» Job
Word for word, quote all of the material, omitting the pictures.

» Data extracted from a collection
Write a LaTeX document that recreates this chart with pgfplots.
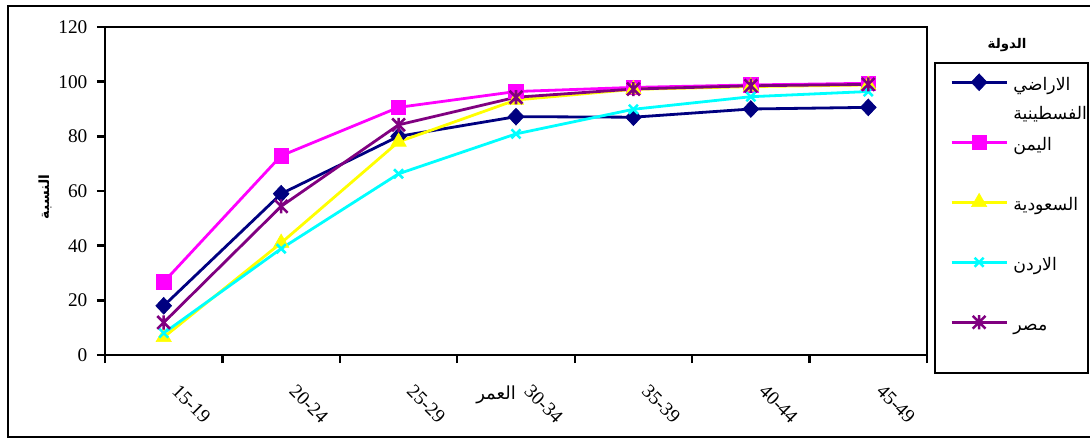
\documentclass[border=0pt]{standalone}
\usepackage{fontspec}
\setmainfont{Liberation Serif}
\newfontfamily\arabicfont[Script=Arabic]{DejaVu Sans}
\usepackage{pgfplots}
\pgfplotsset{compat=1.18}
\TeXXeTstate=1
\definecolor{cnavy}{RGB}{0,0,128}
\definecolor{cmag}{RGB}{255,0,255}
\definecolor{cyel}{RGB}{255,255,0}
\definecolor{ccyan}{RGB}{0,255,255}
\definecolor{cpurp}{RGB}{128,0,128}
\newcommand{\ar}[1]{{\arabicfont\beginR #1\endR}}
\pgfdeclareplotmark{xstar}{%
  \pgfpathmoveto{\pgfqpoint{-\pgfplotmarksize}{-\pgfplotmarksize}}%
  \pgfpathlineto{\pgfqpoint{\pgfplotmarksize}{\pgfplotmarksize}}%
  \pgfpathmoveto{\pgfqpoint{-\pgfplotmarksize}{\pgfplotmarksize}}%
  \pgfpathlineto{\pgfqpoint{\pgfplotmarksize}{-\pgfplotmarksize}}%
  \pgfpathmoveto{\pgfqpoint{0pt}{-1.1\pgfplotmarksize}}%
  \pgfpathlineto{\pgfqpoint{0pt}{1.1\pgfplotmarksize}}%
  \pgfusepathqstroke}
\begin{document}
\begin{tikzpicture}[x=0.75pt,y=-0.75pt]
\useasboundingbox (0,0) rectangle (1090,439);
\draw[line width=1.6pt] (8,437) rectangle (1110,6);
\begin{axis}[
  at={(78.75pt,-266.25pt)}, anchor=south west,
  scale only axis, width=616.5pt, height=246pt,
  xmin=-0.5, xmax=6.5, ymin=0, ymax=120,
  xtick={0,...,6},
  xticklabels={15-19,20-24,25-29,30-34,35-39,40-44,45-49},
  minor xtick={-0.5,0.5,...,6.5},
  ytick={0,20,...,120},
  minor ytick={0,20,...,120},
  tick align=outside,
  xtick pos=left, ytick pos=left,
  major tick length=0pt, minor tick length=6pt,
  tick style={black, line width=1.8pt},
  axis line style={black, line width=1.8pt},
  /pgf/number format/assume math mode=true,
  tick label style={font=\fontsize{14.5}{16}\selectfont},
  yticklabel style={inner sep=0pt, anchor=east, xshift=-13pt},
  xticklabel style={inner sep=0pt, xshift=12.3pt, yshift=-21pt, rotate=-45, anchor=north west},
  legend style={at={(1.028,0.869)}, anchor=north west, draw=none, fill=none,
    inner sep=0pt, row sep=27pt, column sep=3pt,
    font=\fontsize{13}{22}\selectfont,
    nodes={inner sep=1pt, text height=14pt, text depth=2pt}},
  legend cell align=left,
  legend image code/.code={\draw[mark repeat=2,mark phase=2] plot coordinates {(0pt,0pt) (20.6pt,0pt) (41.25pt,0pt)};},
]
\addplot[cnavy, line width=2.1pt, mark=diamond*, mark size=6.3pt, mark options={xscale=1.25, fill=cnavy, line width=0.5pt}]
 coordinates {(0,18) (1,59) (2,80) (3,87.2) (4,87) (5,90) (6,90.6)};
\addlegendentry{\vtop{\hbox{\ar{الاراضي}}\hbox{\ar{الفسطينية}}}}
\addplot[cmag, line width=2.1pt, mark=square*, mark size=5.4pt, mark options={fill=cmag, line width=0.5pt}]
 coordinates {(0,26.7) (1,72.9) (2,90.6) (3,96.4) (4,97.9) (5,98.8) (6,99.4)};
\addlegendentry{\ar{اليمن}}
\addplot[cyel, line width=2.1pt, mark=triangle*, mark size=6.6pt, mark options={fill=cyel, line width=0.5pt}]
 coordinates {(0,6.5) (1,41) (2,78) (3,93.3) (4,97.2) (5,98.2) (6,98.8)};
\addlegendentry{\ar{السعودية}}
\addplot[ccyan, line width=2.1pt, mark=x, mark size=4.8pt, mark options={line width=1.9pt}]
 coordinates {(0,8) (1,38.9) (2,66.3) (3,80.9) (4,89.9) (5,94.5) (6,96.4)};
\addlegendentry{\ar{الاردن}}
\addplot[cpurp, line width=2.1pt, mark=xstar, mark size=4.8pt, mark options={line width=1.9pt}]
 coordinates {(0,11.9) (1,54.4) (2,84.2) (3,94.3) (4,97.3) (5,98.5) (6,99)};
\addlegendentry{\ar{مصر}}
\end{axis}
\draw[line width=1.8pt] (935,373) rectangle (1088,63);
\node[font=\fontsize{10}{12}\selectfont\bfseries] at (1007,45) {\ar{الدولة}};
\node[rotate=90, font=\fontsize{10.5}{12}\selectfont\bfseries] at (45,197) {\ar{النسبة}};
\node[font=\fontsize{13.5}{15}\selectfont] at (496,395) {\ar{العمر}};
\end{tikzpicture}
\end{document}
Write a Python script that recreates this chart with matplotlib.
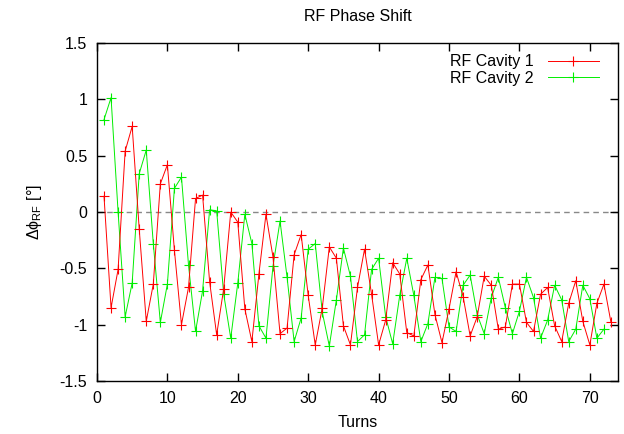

» Response
Write a LaTeX document that recreates this chart with pgfplots.
\documentclass[border=0pt]{standalone}
\usepackage{fontspec}
\setmainfont{Liberation Serif}
\newfontfamily\arabicfont[Script=Arabic]{DejaVu Sans}
\usepackage{pgfplots}
\pgfplotsset{compat=1.18}
\TeXXeTstate=1
\definecolor{cnavy}{RGB}{0,0,128}
\definecolor{cmag}{RGB}{255,0,255}
\definecolor{cyel}{RGB}{255,255,0}
\definecolor{ccyan}{RGB}{0,255,255}
\definecolor{cpurp}{RGB}{128,0,128}
\newcommand{\ar}[1]{{\arabicfont\beginR #1\endR}}
\pgfdeclareplotmark{xstar}{%
  \pgfpathmoveto{\pgfqpoint{-\pgfplotmarksize}{-\pgfplotmarksize}}%
  \pgfpathlineto{\pgfqpoint{\pgfplotmarksize}{\pgfplotmarksize}}%
  \pgfpathmoveto{\pgfqpoint{-\pgfplotmarksize}{\pgfplotmarksize}}%
  \pgfpathlineto{\pgfqpoint{\pgfplotmarksize}{-\pgfplotmarksize}}%
  \pgfpathmoveto{\pgfqpoint{0pt}{-1.1\pgfplotmarksize}}%
  \pgfpathlineto{\pgfqpoint{0pt}{1.1\pgfplotmarksize}}%
  \pgfusepathqstroke}
\begin{document}
\begin{tikzpicture}[x=0.75pt,y=-0.75pt]
\useasboundingbox (0,0) rectangle (1090,439);
\draw[line width=1.6pt] (8,437) rectangle (1110,6);
\begin{axis}[
  at={(78.75pt,-266.25pt)}, anchor=south west,
  scale only axis, width=616.5pt, height=246pt,
  xmin=-0.5, xmax=6.5, ymin=0, ymax=120,
  xtick={0,...,6},
  xticklabels={15-19,20-24,25-29,30-34,35-39,40-44,45-49},
  minor xtick={-0.5,0.5,...,6.5},
  ytick={0,20,...,120},
  minor ytick={0,20,...,120},
  tick align=outside,
  xtick pos=left, ytick pos=left,
  major tick length=0pt, minor tick length=6pt,
  tick style={black, line width=1.8pt},
  axis line style={black, line width=1.8pt},
  /pgf/number format/assume math mode=true,
  tick label style={font=\fontsize{14.5}{16}\selectfont},
  yticklabel style={inner sep=0pt, anchor=east, xshift=-13pt},
  xticklabel style={inner sep=0pt, xshift=12.3pt, yshift=-21pt, rotate=-45, anchor=north west},
  legend style={at={(1.028,0.869)}, anchor=north west, draw=none, fill=none,
    inner sep=0pt, row sep=27pt, column sep=3pt,
    font=\fontsize{13}{22}\selectfont,
    nodes={inner sep=1pt, text height=14pt, text depth=2pt}},
  legend cell align=left,
  legend image code/.code={\draw[mark repeat=2,mark phase=2] plot coordinates {(0pt,0pt) (20.6pt,0pt) (41.25pt,0pt)};},
]
\addplot[cnavy, line width=2.1pt, mark=diamond*, mark size=6.3pt, mark options={xscale=1.25, fill=cnavy, line width=0.5pt}]
 coordinates {(0,18) (1,59) (2,80) (3,87.2) (4,87) (5,90) (6,90.6)};
\addlegendentry{\vtop{\hbox{\ar{الاراضي}}\hbox{\ar{الفسطينية}}}}
\addplot[cmag, line width=2.1pt, mark=square*, mark size=5.4pt, mark options={fill=cmag, line width=0.5pt}]
 coordinates {(0,26.7) (1,72.9) (2,90.6) (3,96.4) (4,97.9) (5,98.8) (6,99.4)};
\addlegendentry{\ar{اليمن}}
\addplot[cyel, line width=2.1pt, mark=triangle*, mark size=6.6pt, mark options={fill=cyel, line width=0.5pt}]
 coordinates {(0,6.5) (1,41) (2,78) (3,93.3) (4,97.2) (5,98.2) (6,98.8)};
\addlegendentry{\ar{السعودية}}
\addplot[ccyan, line width=2.1pt, mark=x, mark size=4.8pt, mark options={line width=1.9pt}]
 coordinates {(0,8) (1,38.9) (2,66.3) (3,80.9) (4,89.9) (5,94.5) (6,96.4)};
\addlegendentry{\ar{الاردن}}
\addplot[cpurp, line width=2.1pt, mark=xstar, mark size=4.8pt, mark options={line width=1.9pt}]
 coordinates {(0,11.9) (1,54.4) (2,84.2) (3,94.3) (4,97.3) (5,98.5) (6,99)};
\addlegendentry{\ar{مصر}}
\end{axis}
\draw[line width=1.8pt] (935,373) rectangle (1088,63);
\node[font=\fontsize{10}{12}\selectfont\bfseries] at (1007,45) {\ar{الدولة}};
\node[rotate=90, font=\fontsize{10.5}{12}\selectfont\bfseries] at (45,197) {\ar{النسبة}};
\node[font=\fontsize{13.5}{15}\selectfont] at (496,395) {\ar{العمر}};
\end{tikzpicture}
\end{document}
Write a Python script that recreates this chart with matplotlib.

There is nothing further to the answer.